Over Thanksgiving weekend, shoppers at the downtown Barnes & Noble in the Pacific Place mall were greeted at the downstairs entrance with a large sign. "This Barnes & Noble is closing on Janauary 18th," the sign reads in large letters. Below that, it continues, "Thank you for your patronage over the past 22 years." The sign also directs shoppers to the chain's Northgate location and the Barnes & Noble website.
The announcement probably shouldn't come as a surprise. In addition to Barnes & Noble's well-documented corporate decline, the Pacific Place mall downtown has been suffering from closures, empty storefronts, and a massive remodel that has left the space virtually gutted for months. Combine that with a weak retail climate for brick-and-mortar stores, and the closure practically seems inevitable.
Still, this is a big moment in Seattle bookselling. When the downtown Barnes & Noble closes, there will officially be no bookstores in the downtown retail core. (The downtown Seattle flagship of Barnes & Noble's closest competitor, Borders Books and Music, closed when the chain went under in the summer of 2011.) While there are quite a few bookshops in surrounding neighborhoods like the Pike Place Market, Pioneer Square, Capitol Hill, and Queen Anne, this will be the first time in decades that shoppers won't be able to browse the stacks of a bookstore without leaving downtown Seattle.
This is not the only recent local closure for the flailing bookselling chain. In January of this year, the West Seattle Barnes & Noble closed, leaving no new bookstores in West Seattle for most of 2019. (Just a few months ago a beautiful independent bookshop called Paper Boat Booksellers opened on California Ave, filling the gap that Barnes & Noble left in the West Seattle bookselling scene.)

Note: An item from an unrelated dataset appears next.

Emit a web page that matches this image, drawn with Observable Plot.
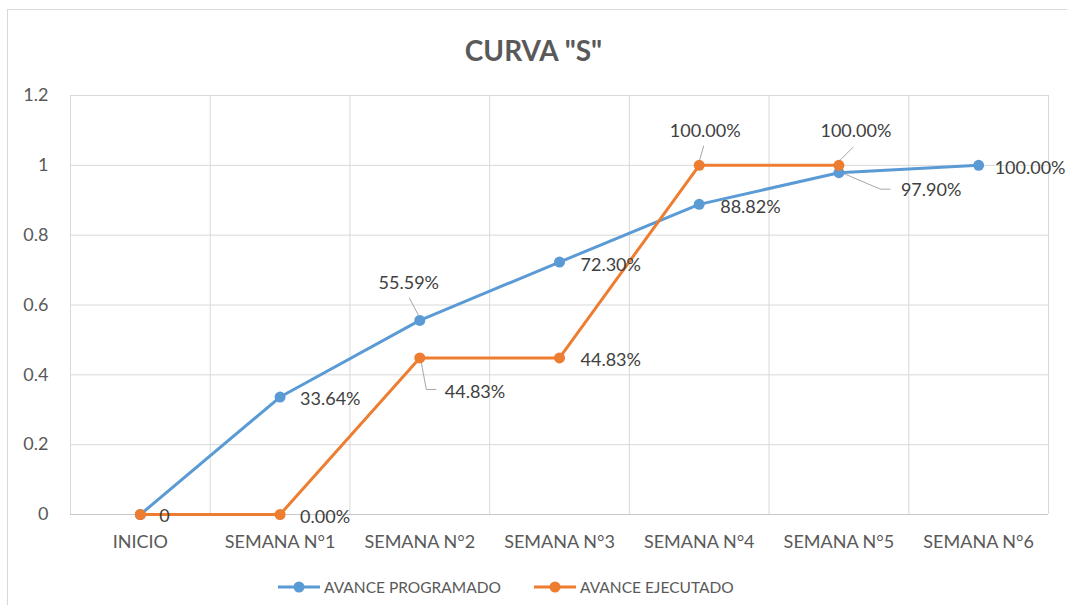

The Northgate Barnes & Noble listed on the sign as an alternate location for shoppers is going through its own retail apocalypse of sorts: the Northgate Mall has largely been sealed off from the public during a massive reconstruction project, with a half-empty food court at one end and a meager few shops at the other. Anchor stores like Nordstrom and J.C. Penney have abandoned Northgate, likely putting that Barnes & Noble's future in peril, too.
According to the chain bookseller's own website, there will be 10 Barnes & Noble stores within 50 miles of Seattle once the downtown location closes, including the Northgate store, the downtown Bellevue location, and a store near the Westfield Southcenter Mall.